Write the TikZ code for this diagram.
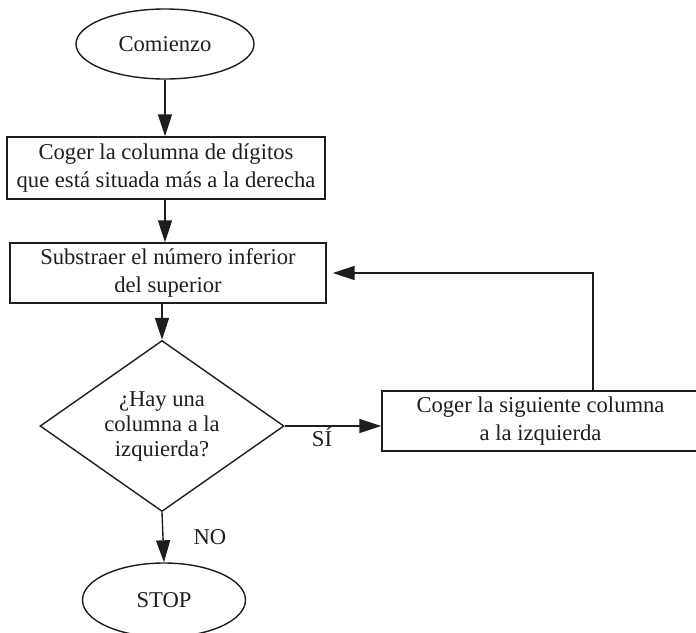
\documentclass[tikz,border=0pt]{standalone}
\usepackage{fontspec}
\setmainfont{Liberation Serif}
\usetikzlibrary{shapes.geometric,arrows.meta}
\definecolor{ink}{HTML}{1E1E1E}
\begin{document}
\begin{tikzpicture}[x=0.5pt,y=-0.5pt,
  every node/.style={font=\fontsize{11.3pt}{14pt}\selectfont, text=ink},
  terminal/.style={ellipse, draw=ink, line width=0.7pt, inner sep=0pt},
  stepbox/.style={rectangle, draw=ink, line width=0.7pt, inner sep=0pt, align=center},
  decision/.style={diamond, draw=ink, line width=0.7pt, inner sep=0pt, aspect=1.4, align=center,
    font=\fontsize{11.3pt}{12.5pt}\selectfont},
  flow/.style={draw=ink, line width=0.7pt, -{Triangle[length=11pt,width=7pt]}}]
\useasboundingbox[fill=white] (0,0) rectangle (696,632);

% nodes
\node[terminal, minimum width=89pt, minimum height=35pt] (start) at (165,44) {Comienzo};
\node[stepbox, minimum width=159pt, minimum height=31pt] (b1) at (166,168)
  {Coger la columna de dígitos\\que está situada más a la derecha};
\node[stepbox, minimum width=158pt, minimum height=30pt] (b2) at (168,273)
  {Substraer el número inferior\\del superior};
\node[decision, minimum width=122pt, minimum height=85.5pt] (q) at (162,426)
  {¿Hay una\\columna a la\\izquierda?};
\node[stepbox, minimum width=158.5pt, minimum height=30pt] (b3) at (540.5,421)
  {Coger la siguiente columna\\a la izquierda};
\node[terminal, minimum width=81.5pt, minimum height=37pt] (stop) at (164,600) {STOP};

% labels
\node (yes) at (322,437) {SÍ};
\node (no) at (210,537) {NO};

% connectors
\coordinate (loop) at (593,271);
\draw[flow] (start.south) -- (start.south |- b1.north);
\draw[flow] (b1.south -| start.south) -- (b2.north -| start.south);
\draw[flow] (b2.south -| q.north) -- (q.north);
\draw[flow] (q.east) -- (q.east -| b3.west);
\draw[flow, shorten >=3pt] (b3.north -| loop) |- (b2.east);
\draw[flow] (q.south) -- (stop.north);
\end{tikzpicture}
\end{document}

** What is needed **
In the data above, please extract the lines from the first one through the line with "(0,0) rectangle (696,632);", exactly, and keep pictures out.

** In response **
Write the TikZ code for this diagram.
\documentclass[tikz,border=0pt]{standalone}
\usepackage{fontspec}
\setmainfont{Liberation Serif}
\usetikzlibrary{shapes.geometric,arrows.meta}
\definecolor{ink}{HTML}{1E1E1E}
\begin{document}
\begin{tikzpicture}[x=0.5pt,y=-0.5pt,
  every node/.style={font=\fontsize{11.3pt}{14pt}\selectfont, text=ink},
  terminal/.style={ellipse, draw=ink, line width=0.7pt, inner sep=0pt},
  stepbox/.style={rectangle, draw=ink, line width=0.7pt, inner sep=0pt, align=center},
  decision/.style={diamond, draw=ink, line width=0.7pt, inner sep=0pt, aspect=1.4, align=center,
    font=\fontsize{11.3pt}{12.5pt}\selectfont},
  flow/.style={draw=ink, line width=0.7pt, -{Triangle[length=11pt,width=7pt]}}]
\useasboundingbox[fill=white] (0,0) rectangle (696,632);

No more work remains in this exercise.